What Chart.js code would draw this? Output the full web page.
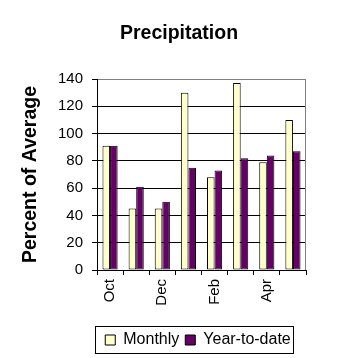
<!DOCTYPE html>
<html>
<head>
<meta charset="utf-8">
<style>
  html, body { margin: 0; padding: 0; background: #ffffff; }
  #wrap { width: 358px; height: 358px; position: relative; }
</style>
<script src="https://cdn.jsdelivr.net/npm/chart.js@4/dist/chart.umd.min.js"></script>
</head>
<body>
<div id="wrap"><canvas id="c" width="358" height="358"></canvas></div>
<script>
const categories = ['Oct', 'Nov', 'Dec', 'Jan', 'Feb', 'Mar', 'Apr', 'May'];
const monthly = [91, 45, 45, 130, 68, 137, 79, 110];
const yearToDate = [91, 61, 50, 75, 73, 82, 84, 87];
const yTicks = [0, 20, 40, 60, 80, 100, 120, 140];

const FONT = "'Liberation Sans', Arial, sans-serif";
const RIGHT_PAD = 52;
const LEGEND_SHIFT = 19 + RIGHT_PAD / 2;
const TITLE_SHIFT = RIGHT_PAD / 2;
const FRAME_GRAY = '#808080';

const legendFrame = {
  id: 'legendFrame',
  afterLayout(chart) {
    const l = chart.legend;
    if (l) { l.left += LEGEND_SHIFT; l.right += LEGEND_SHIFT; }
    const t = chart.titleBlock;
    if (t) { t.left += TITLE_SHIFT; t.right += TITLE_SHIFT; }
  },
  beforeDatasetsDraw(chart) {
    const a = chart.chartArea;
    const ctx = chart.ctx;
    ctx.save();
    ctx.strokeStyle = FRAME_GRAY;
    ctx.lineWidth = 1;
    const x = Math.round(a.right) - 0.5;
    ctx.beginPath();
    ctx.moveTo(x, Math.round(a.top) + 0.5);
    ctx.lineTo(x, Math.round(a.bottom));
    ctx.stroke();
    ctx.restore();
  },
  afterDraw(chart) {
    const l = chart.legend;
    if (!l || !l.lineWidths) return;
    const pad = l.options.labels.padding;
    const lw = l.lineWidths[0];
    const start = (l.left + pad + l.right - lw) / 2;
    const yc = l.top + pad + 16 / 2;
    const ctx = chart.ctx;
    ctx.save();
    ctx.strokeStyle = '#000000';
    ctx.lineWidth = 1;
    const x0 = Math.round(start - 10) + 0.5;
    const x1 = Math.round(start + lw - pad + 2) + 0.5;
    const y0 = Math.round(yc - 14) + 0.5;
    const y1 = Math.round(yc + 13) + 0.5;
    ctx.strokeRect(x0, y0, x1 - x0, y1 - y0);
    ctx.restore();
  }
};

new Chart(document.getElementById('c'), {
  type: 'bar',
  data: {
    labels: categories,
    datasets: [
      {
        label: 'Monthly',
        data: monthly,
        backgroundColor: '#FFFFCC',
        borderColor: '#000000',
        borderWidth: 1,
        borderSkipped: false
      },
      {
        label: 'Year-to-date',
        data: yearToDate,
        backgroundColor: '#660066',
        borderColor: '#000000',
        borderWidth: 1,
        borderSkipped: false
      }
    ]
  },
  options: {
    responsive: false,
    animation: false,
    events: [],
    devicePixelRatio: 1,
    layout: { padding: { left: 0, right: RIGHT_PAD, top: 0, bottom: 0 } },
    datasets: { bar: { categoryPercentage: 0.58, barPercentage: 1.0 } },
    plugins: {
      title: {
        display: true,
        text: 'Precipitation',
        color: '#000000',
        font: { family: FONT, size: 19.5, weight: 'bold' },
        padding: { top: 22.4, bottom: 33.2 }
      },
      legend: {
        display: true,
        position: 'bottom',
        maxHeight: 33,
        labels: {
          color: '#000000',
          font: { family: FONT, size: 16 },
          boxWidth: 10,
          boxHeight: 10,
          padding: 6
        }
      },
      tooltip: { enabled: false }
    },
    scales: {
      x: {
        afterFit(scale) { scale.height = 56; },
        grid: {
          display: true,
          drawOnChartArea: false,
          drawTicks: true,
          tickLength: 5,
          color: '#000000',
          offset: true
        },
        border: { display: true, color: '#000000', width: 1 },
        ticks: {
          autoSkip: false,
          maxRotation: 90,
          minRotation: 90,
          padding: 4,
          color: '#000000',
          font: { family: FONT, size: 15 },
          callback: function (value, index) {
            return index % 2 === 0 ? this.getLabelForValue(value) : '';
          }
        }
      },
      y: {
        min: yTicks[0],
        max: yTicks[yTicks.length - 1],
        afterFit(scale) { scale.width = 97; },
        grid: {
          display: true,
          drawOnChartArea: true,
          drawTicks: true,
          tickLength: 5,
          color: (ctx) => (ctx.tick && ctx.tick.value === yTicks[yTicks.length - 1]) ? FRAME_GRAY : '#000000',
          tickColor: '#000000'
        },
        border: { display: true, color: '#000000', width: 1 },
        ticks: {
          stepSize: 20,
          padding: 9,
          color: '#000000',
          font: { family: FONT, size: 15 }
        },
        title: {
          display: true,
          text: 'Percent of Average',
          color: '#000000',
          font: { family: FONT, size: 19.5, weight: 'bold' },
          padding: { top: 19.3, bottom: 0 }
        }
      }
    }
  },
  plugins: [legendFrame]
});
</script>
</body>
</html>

BRIEF. Write out the listing word for word, omitting the pictures it holds.

RESPONSE.
What Chart.js code would draw this? Output the full web page.
<!DOCTYPE html>
<html>
<head>
<meta charset="utf-8">
<style>
  html, body { margin: 0; padding: 0; background: #ffffff; }
  #wrap { width: 358px; height: 358px; position: relative; }
</style>
<script src="https://cdn.jsdelivr.net/npm/chart.js@4/dist/chart.umd.min.js"></script>
</head>
<body>
<div id="wrap"><canvas id="c" width="358" height="358"></canvas></div>
<script>
const categories = ['Oct', 'Nov', 'Dec', 'Jan', 'Feb', 'Mar', 'Apr', 'May'];
const monthly = [91, 45, 45, 130, 68, 137, 79, 110];
const yearToDate = [91, 61, 50, 75, 73, 82, 84, 87];
const yTicks = [0, 20, 40, 60, 80, 100, 120, 140];

const FONT = "'Liberation Sans', Arial, sans-serif";
const RIGHT_PAD = 52;
const LEGEND_SHIFT = 19 + RIGHT_PAD / 2;
const TITLE_SHIFT = RIGHT_PAD / 2;
const FRAME_GRAY = '#808080';

const legendFrame = {
  id: 'legendFrame',
  afterLayout(chart) {
    const l = chart.legend;
    if (l) { l.left += LEGEND_SHIFT; l.right += LEGEND_SHIFT; }
    const t = chart.titleBlock;
    if (t) { t.left += TITLE_SHIFT; t.right += TITLE_SHIFT; }
  },
  beforeDatasetsDraw(chart) {
    const a = chart.chartArea;
    const ctx = chart.ctx;
    ctx.save();
    ctx.strokeStyle = FRAME_GRAY;
    ctx.lineWidth = 1;
    const x = Math.round(a.right) - 0.5;
    ctx.beginPath();
    ctx.moveTo(x, Math.round(a.top) + 0.5);
    ctx.lineTo(x, Math.round(a.bottom));
    ctx.stroke();
    ctx.restore();
  },
  afterDraw(chart) {
    const l = chart.legend;
    if (!l || !l.lineWidths) return;
    const pad = l.options.labels.padding;
    const lw = l.lineWidths[0];
    const start = (l.left + pad + l.right - lw) / 2;
    const yc = l.top + pad + 16 / 2;
    const ctx = chart.ctx;
    ctx.save();
    ctx.strokeStyle = '#000000';
    ctx.lineWidth = 1;
    const x0 = Math.round(start - 10) + 0.5;
    const x1 = Math.round(start + lw - pad + 2) + 0.5;
    const y0 = Math.round(yc - 14) + 0.5;
    const y1 = Math.round(yc + 13) + 0.5;
    ctx.strokeRect(x0, y0, x1 - x0, y1 - y0);
    ctx.restore();
  }
};

new Chart(document.getElementById('c'), {
  type: 'bar',
  data: {
    labels: categories,
    datasets: [
      {
        label: 'Monthly',
        data: monthly,
        backgroundColor: '#FFFFCC',
        borderColor: '#000000',
        borderWidth: 1,
        borderSkipped: false
      },
      {
        label: 'Year-to-date',
        data: yearToDate,
        backgroundColor: '#660066',
        borderColor: '#000000',
        borderWidth: 1,
        borderSkipped: false
      }
    ]
  },
  options: {
    responsive: false,
    animation: false,
    events: [],
    devicePixelRatio: 1,
    layout: { padding: { left: 0, right: RIGHT_PAD, top: 0, bottom: 0 } },
    datasets: { bar: { categoryPercentage: 0.58, barPercentage: 1.0 } },
    plugins: {
      title: {
        display: true,
        text: 'Precipitation',
        color: '#000000',
        font: { family: FONT, size: 19.5, weight: 'bold' },
        padding: { top: 22.4, bottom: 33.2 }
      },
      legend: {
        display: true,
        position: 'bottom',
        maxHeight: 33,
        labels: {
          color: '#000000',
          font: { family: FONT, size: 16 },
          boxWidth: 10,
          boxHeight: 10,
          padding: 6
        }
      },
      tooltip: { enabled: false }
    },
    scales: {
      x: {
        afterFit(scale) { scale.height = 56; },
        grid: {
          display: true,
          drawOnChartArea: false,
          drawTicks: true,
          tickLength: 5,
          color: '#000000',
          offset: true
        },
        border: { display: true, color: '#000000', width: 1 },
        ticks: {
          autoSkip: false,
          maxRotation: 90,
          minRotation: 90,
          padding: 4,
          color: '#000000',
          font: { family: FONT, size: 15 },
          callback: function (value, index) {
            return index % 2 === 0 ? this.getLabelForValue(value) : '';
          }
        }
      },
      y: {
        min: yTicks[0],
        max: yTicks[yTicks.length - 1],
        afterFit(scale) { scale.width = 97; },
        grid: {
          display: true,
          drawOnChartArea: true,
          drawTicks: true,
          tickLength: 5,
          color: (ctx) => (ctx.tick && ctx.tick.value === yTicks[yTicks.length - 1]) ? FRAME_GRAY : '#000000',
          tickColor: '#000000'
        },
        border: { display: true, color: '#000000', width: 1 },
        ticks: {
          stepSize: 20,
          padding: 9,
          color: '#000000',
          font: { family: FONT, size: 15 }
        },
        title: {
          display: true,
          text: 'Percent of Average',
          color: '#000000',
          font: { family: FONT, size: 19.5, weight: 'bold' },
          padding: { top: 19.3, bottom: 0 }
        }
      }
    }
  },
  plugins: [legendFrame]
});
</script>
</body>
</html>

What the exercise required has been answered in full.